Plotting code records:
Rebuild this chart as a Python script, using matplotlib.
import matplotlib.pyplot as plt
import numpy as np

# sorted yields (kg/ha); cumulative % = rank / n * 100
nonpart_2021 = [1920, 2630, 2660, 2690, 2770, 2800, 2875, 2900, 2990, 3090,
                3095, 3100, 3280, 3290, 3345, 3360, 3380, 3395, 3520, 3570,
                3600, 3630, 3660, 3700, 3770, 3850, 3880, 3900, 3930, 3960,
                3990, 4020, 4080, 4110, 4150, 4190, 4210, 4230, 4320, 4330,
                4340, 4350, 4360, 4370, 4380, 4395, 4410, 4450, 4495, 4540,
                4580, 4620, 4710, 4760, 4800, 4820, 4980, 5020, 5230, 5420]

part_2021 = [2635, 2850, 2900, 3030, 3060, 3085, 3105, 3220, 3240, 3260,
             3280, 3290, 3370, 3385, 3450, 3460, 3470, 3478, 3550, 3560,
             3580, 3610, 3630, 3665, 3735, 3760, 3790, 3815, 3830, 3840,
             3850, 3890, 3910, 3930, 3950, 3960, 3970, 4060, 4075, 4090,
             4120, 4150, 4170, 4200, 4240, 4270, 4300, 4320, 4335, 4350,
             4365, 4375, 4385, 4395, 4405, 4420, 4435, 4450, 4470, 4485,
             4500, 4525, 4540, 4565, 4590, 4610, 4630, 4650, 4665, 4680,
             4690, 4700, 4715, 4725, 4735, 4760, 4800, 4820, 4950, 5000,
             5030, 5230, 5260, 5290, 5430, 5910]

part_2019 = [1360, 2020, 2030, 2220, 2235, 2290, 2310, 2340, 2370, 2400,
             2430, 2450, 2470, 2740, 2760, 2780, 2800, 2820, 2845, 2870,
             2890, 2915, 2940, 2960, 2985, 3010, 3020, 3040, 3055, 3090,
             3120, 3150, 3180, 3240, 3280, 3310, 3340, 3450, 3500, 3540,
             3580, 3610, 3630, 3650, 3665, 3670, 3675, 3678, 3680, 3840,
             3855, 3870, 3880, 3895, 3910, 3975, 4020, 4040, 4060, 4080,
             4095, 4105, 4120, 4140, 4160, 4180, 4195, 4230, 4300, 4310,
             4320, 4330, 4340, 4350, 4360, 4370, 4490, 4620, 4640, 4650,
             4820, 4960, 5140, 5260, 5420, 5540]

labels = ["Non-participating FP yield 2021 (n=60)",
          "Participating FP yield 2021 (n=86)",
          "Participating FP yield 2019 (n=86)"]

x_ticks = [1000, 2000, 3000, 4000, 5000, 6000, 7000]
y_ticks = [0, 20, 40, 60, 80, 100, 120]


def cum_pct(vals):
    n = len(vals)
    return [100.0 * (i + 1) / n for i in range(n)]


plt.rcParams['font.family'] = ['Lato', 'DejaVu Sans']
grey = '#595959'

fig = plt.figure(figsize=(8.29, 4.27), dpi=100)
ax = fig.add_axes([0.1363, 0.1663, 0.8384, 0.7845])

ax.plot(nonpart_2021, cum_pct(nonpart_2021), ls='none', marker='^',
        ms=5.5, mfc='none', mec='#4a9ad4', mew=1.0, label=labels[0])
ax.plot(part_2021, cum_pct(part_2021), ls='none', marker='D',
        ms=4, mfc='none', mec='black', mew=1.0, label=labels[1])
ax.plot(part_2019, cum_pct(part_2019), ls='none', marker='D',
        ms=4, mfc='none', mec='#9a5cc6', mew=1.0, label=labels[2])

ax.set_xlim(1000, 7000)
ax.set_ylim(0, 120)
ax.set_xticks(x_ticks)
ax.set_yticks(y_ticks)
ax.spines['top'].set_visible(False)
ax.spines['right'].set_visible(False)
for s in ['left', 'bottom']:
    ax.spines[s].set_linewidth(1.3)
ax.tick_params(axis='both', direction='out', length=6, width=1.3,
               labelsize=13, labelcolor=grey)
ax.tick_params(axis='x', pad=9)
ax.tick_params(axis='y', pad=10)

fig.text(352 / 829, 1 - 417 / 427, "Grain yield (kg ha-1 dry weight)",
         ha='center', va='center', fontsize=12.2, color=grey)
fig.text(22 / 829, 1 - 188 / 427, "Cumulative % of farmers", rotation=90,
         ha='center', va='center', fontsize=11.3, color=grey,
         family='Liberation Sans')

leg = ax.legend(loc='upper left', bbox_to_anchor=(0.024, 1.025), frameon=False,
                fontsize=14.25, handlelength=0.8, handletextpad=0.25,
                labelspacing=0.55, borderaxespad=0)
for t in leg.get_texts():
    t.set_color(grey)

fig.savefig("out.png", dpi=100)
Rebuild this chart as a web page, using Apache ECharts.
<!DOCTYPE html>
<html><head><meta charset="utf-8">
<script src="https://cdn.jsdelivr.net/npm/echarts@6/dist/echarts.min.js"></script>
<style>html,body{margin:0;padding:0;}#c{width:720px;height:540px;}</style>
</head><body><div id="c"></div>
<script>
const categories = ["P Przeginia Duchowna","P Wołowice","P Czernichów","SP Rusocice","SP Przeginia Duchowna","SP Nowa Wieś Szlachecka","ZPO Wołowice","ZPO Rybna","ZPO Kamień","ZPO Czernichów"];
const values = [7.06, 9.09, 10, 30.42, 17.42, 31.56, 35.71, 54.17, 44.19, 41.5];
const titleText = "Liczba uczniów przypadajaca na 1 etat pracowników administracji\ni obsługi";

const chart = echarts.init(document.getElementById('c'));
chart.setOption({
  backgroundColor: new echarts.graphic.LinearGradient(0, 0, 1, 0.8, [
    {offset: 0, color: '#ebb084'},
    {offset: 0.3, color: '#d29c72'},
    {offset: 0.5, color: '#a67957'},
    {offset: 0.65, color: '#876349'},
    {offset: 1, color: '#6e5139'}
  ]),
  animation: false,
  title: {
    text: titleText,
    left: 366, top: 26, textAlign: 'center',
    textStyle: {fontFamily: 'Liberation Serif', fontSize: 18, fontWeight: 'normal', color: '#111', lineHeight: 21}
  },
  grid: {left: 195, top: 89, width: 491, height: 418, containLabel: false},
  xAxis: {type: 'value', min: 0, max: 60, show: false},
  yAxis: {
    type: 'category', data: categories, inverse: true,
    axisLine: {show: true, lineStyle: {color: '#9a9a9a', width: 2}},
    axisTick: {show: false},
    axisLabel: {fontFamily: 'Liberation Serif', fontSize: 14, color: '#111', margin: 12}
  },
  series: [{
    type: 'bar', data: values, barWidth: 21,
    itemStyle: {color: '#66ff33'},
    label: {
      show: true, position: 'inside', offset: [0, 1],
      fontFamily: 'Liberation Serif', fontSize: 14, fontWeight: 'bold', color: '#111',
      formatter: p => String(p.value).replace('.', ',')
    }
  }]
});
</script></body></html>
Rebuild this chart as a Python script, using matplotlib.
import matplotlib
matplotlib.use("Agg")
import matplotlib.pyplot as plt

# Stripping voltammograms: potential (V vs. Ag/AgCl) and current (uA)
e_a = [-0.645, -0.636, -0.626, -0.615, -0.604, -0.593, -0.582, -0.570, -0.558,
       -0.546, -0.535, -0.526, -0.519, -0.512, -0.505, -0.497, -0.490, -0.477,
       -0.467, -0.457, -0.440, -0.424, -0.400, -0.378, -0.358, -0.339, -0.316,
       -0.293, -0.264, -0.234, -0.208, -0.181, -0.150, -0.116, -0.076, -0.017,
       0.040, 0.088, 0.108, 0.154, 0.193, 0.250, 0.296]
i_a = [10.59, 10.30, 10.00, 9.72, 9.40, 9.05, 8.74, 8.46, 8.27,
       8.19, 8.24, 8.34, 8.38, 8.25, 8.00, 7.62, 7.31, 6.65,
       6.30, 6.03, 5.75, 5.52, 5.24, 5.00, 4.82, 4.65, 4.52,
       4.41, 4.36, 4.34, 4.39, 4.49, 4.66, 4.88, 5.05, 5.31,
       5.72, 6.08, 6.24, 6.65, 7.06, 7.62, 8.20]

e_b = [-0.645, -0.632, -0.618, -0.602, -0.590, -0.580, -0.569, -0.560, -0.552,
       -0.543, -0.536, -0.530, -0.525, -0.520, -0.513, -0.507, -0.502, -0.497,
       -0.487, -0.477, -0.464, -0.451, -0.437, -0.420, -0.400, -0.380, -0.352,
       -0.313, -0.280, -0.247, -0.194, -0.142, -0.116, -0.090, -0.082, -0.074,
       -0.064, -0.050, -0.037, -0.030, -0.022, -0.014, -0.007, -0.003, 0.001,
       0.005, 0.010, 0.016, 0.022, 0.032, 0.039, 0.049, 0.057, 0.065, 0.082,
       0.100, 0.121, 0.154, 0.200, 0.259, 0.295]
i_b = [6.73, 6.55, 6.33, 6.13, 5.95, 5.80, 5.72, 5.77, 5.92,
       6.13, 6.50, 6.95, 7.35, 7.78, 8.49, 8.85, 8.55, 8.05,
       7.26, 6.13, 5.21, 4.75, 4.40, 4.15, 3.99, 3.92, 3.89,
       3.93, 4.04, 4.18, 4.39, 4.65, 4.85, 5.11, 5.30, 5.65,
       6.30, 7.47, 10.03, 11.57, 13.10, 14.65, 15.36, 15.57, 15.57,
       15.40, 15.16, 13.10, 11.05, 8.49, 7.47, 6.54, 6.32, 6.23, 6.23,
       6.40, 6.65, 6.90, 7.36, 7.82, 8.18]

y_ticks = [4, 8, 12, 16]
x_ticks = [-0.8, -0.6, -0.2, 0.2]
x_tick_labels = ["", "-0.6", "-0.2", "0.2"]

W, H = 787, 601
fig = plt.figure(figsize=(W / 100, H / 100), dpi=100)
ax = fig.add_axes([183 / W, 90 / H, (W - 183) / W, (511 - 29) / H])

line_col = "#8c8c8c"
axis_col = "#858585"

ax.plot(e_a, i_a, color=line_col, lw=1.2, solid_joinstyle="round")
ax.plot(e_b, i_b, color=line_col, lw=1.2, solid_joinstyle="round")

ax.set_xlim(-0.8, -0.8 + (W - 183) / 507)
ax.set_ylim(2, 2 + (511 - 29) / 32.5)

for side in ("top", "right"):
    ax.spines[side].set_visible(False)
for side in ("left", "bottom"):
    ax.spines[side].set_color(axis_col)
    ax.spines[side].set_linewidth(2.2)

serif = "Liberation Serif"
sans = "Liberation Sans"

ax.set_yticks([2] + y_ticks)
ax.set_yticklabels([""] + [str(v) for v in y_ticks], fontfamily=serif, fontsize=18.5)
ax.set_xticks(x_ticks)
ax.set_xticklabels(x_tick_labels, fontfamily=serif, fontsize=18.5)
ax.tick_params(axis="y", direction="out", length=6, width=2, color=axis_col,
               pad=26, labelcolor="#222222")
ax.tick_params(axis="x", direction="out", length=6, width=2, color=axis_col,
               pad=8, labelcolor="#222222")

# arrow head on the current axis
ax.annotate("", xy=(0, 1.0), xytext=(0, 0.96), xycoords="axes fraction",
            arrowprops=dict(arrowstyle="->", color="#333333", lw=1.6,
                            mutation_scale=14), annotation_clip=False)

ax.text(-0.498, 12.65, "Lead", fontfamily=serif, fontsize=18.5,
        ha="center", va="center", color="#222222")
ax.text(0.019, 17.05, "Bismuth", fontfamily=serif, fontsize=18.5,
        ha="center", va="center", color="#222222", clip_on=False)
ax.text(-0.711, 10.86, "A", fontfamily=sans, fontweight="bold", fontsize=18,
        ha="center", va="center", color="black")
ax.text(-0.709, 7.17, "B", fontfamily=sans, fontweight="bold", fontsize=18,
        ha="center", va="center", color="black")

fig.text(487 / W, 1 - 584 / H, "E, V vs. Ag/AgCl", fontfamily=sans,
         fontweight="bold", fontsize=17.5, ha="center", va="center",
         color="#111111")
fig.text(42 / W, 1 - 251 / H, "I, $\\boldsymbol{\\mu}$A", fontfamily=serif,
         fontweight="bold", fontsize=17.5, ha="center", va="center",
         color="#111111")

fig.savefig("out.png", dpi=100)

_GIVEN INSTRUCTION:_ For the listing above, identify each line bearing "script".

_RESPONSE TO THE EXERCISE:_
Rebuild this chart as a Python script, using matplotlib.
<script src="https://cdn.jsdelivr.net/npm/echarts@6/dist/echarts.min.js"></script>
<script>
</script></body></html>
Rebuild this chart as a Python script, using matplotlib.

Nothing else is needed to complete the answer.